I understand that urging reformers to focus on fixing traditional schools by not fixing traditional schools sounds like abandoning the millions of children who remain in those schools, but that is simply not the case.  The best hope for improving the situation of those children in traditional public schools is by expanding access to alternatives and enriching out-of-school experiences.  If we succeed in expanding access to quality alternatives, more and more of those children will benefit by being able to take advantage of those alternatives.  In addition, traditional public schools may be more willing and able to adopt reforms that are appropriate for their circumstances as they learn about what alternative providers are doing and feel some pressure to take steps to attract and retain their students.
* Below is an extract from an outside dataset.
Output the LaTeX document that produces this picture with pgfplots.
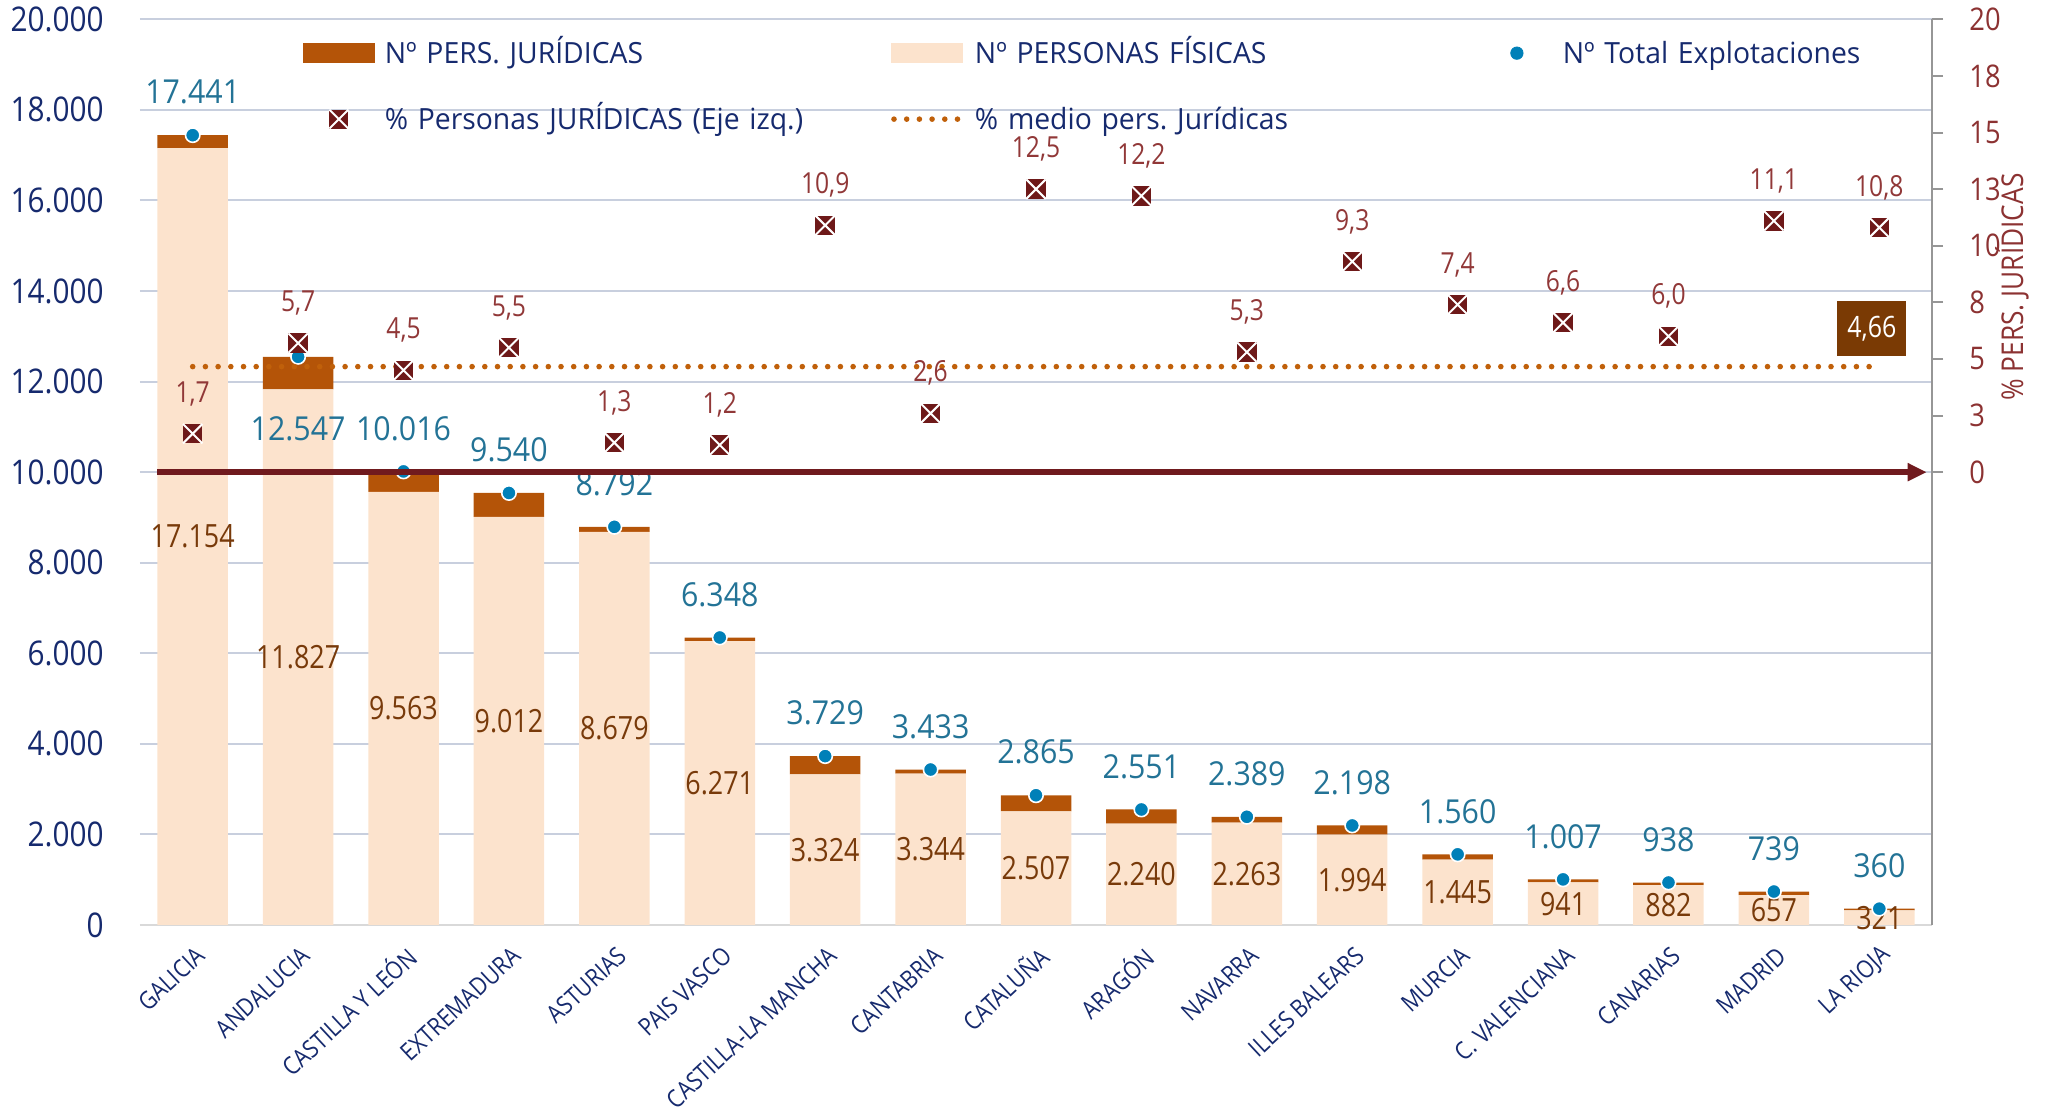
\documentclass[border=0pt]{standalone}
\usepackage{fontspec}
\setmainfont{Open Sans}
\newfontfamily\legf[FakeStretch=0.97]{Open Sans}
\newfontfamily\tickf[FakeStretch=0.875]{Open Sans}
\newfontfamily\totf[FakeStretch=0.92]{Open Sans}
\newfontfamily\fisf[FakeStretch=0.84]{Open Sans}
\newfontfamily\pctf[FakeStretch=0.85]{Open Sans}
\usepackage{pgfplots}
\pgfplotsset{compat=1.18}
\usepackage{pgfplotstable}
\usetikzlibrary{arrows.meta}

\definecolor{navy}{RGB}{22,42,110}
\definecolor{fiscol}{RGB}{252,227,205}
\definecolor{jurcol}{RGB}{180,84,8}
\definecolor{dotblue}{RGB}{0,128,184}
\definecolor{totlab}{RGB}{35,115,150}
\definecolor{fislab}{RGB}{120,58,10}
\definecolor{pctlab}{RGB}{145,56,56}
\definecolor{pctmark}{RGB}{110,25,25}
\definecolor{arrowcol}{RGB}{112,26,30}
\definecolor{avgcol}{RGB}{192,96,10}
\definecolor{boxcol}{RGB}{122,58,4}
\definecolor{gridcol}{RGB}{200,207,222}
\definecolor{axiscol}{RGB}{217,217,217}
\definecolor{raxis}{RGB}{150,150,150}
\definecolor{rtick}{RGB}{140,50,50}

\pgfdeclareplotmark{boxx}{%
  \pgfsetfillcolor{pctmark}%
  \pgfpathrectangle{\pgfqpoint{-\pgfplotmarksize}{-\pgfplotmarksize}}{\pgfqpoint{2\pgfplotmarksize}{2\pgfplotmarksize}}%
  \pgfusepathqfill
  \pgfsetstrokecolor{white}%
  \pgfsetlinewidth{1pt}%
  \pgfpathmoveto{\pgfqpoint{-\pgfplotmarksize}{-\pgfplotmarksize}}%
  \pgfpathlineto{\pgfqpoint{\pgfplotmarksize}{\pgfplotmarksize}}%
  \pgfpathmoveto{\pgfqpoint{-\pgfplotmarksize}{\pgfplotmarksize}}%
  \pgfpathlineto{\pgfqpoint{\pgfplotmarksize}{-\pgfplotmarksize}}%
  \pgfusepathqstroke
}

\pgfplotstableread{
x fis jur tot pct totoff
0 17154 287 17441 1.7 21.5
1 11827 720 12547 5.7 -36
2 9563 453 10016 4.5 21.5
3 9012 528 9540 5.5 21.5
4 8679 113 8792 1.3 21.5
5 6271 77 6348 1.2 21.5
6 3324 405 3729 10.9 21.5
7 3344 89 3433 2.6 21.5
8 2507 358 2865 12.5 21.5
9 2240 311 2551 12.2 21.5
10 2263 126 2389 5.3 21.5
11 1994 204 2198 9.3 21.5
12 1445 115 1560 7.4 21.5
13 941 66 1007 6.6 21.5
14 882 56 938 6.0 21.5
15 657 82 739 11.1 21.5
16 321 39 360 10.8 21.5
}\data

\pgfplotsset{base/.style={at={(0,0)}, anchor=south west, scale only axis,
  width=896pt, height=452.85pt, xmin=-0.5, xmax=16.5}}

\begin{document}
\frenchspacing
\begin{tikzpicture}
\useasboundingbox (-70pt,-93.5pt) rectangle (953.5pt,462.5pt);

% main axis: stacked bars
\begin{axis}[base,
  ymin=0, ymax=20000,
  ybar stacked, bar width=35.25pt,
  xtick={0,...,16},
  xticklabels={GALICIA,ANDALUCIA,CASTILLA Y LEÓN,EXTREMADURA,ASTURIAS,PAIS VASCO,CASTILLA-LA MANCHA,CANTABRIA,CATALUÑA,ARAGÓN,NAVARRA,ILLES BALEARS,MURCIA,C. VALENCIANA,CANARIAS,MADRID,LA RIOJA},
  ytick={0,2000,...,20000},
  scaled y ticks=false,
  ymajorgrids, grid style={gridcol, line width=1pt},
  axis x line*=bottom, axis y line*=left,
  x axis line style={-, draw=axiscol, line width=1pt},
  y axis line style={draw=none},
  major tick length=0pt,
  yticklabel style={font=\tickf\fontsize{17}{17}\selectfont, text=navy, inner sep=0pt, anchor=east, xshift=-18pt},
  xticklabel style={font=\tickf\fontsize{12.3}{12.3}\selectfont, text=navy, inner sep=0pt, xshift=4pt, yshift=-13.3pt, rotate=43, anchor=east},
  /pgf/number format/.cd, fixed, precision=0, 1000 sep={.}, assume math mode=true,
]
\addplot[fill=fiscol, draw=none] table[x=x, y=fis]{\data};
\addplot[fill=jurcol, draw=none] table[x=x, y=jur]{\data};
\end{axis}

% overlay: labels and dots on left scale
\begin{axis}[base, ymin=0, ymax=20000, hide axis, clip=false,
  /pgf/number format/.cd, fixed, precision=0, 1000 sep={.}, assume math mode=true]
\addplot[draw=none, mark=none,
  nodes near coords={\pgfmathprintnumber{\pgfplotspointmeta}},
  point meta=\thisrow{fis},
  nodes near coords style={anchor=center, font=\fisf\fontsize{16}{16}\selectfont, text=fislab}]
  table[x=x, y expr=\thisrow{fis}/2]{\data};
\addplot[only marks, mark=*, mark size=3.6pt,
  mark options={fill=dotblue, draw=white, line width=0.8pt},
  nodes near coords={\pgfmathprintnumber{\pgfplotspointmeta}},
  point meta=\thisrow{tot},
  visualization depends on={\thisrow{totoff} \as \myoff},
  nodes near coords style={anchor=center, yshift=\myoff pt, font=\totf\fontsize{16.5}{16.5}\selectfont, text=totlab}]
  table[x=x, y=tot]{\data};
\end{axis}

% right axis: percentages
\begin{axis}[base, ymin=-20, ymax=20, clip=false,
  axis x line=none, xtick=\empty,
  axis y line*=right,
  y axis line style={-, draw=raxis, line width=1pt},
  ytick={0,2.5,...,20},
  yticklabels={0,3,5,8,10,13,15,18,20},
  tick align=outside, major tick length=5.5pt,
  tick style={draw=raxis, line width=1pt},
  yticklabel style={font=\tickf\fontsize{15.6}{15.6}\selectfont, text=rtick, inner sep=0pt, anchor=west, xshift=13pt},
  legend columns=3,
  legend style={at={(axis description cs:0.09096,0.9784)}, anchor=north west,
    draw=none, fill=none, inner sep=0pt, outer sep=0pt,
    font=\legf\fontsize{14.6}{14.6}\selectfont, text=navy,
    row sep=17pt,
    nodes={inner sep=0pt, text height=12.5pt, text depth=3.5pt, text width=253pt, align=left},
    /tikz/every odd column/.append style={column sep=5pt}},
]
\addlegendimage{legend image code/.code={\fill[jurcol] (0pt,-3.89pt) rectangle (35.5pt,5.61pt);}}
\addlegendentry{Nº PERS. JURÍDICAS}
\addlegendimage{legend image code/.code={\fill[fiscol] (0pt,-3.89pt) rectangle (35.5pt,5.61pt);}}
\addlegendentry{Nº PERSONAS FÍSICAS}
\addlegendimage{legend image code/.code={\path (0pt,0pt) (35.5pt,0pt); \fill[dotblue] (17.75pt,0.86pt) circle (3.1pt);}}
\addlegendentry{Nº Total Explotaciones}
\addlegendimage{legend image code/.code={\path (0pt,0pt) (35.5pt,0pt); \begin{scope}\pgfplotmarksize=4.75pt\pgftransformshift{\pgfpoint{17.75pt}{0.86pt}}\pgfuseplotmark{boxx}\end{scope}}}
\addlegendentry{\% Personas JURÍDICAS (Eje izq.)}
\addlegendimage{legend image code/.code={\draw[avgcol, line width=2.8pt, line cap=round, dash pattern=on 0pt off 6.35pt] (1.4pt,0.86pt) -- (35.5pt,0.86pt);}}
\addlegendentry{\% medio pers. Jurídicas}

\addplot[forget plot, arrowcol, line width=2.75pt, -{Triangle[length=9.5pt, width=8.5pt]}]
  coordinates {(-0.335,0) (16.45,0)};
\addplot[forget plot, only marks, mark=boxx, mark size=4.85pt,
  nodes near coords={\pgfmathprintnumber[fixed, fixed zerofill, precision=1, use comma, assume math mode=true]{\pgfplotspointmeta}},
  point meta=\thisrow{pct},
  nodes near coords style={anchor=center, yshift=20pt, font=\pctf\fontsize{14.5}{14.5}\selectfont, text=pctlab}]
  table[x=x, y=pct]{\data};
\addplot[forget plot, avgcol, line width=2.8pt, line cap=round, dash pattern=on 0pt off 6.35pt]
  coordinates {(0,4.66) (16,4.66)};
\addplot[forget plot, draw=none, mark=none,
  nodes near coords={\pgfmathprintnumber[fixed, fixed zerofill, precision=2, use comma, assume math mode=true]{\pgfplotspointmeta}},
  point meta=explicit,
  nodes near coords style={anchor=center, fill=boxcol, text=white, minimum width=34.5pt, minimum height=27.5pt, inner sep=0pt, font=\pctf\fontsize{14.7}{14.7}\selectfont}]
  coordinates {(15.93,6.35) [4.66]};
\node[rotate=90, font=\tickf\fontsize{15}{15}\selectfont, text=rtick] at (rel axis cs:1.0446,0.7044) {\% PERS. JURÍDICAS};
\end{axis}
\end{tikzpicture}
\end{document}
Of course, expanding access to alternatives and improvements in the traditional system will likely be very gradual.  Some reformers are impatient and demand solutions now.  But there are no effective quick-fix reforms available.  It’s better to make gradual progress than inflict considerable damage in a rush to fix everything now.  And remember that just as starving children in Africa are not helped by our finishing all of the food on our plates, our futile efforts to impose centralized quick-fixes do not actually help those millions in traditional public schools.  The measure of a desirable reform should not be the extent to which it makes us feel like at least we are trying, even if those efforts are counter-productive.  We need to achieve the Buddhist serenity of fixing schools by not fixing schools.  Then we will understand what the sound of one hand clapping really is.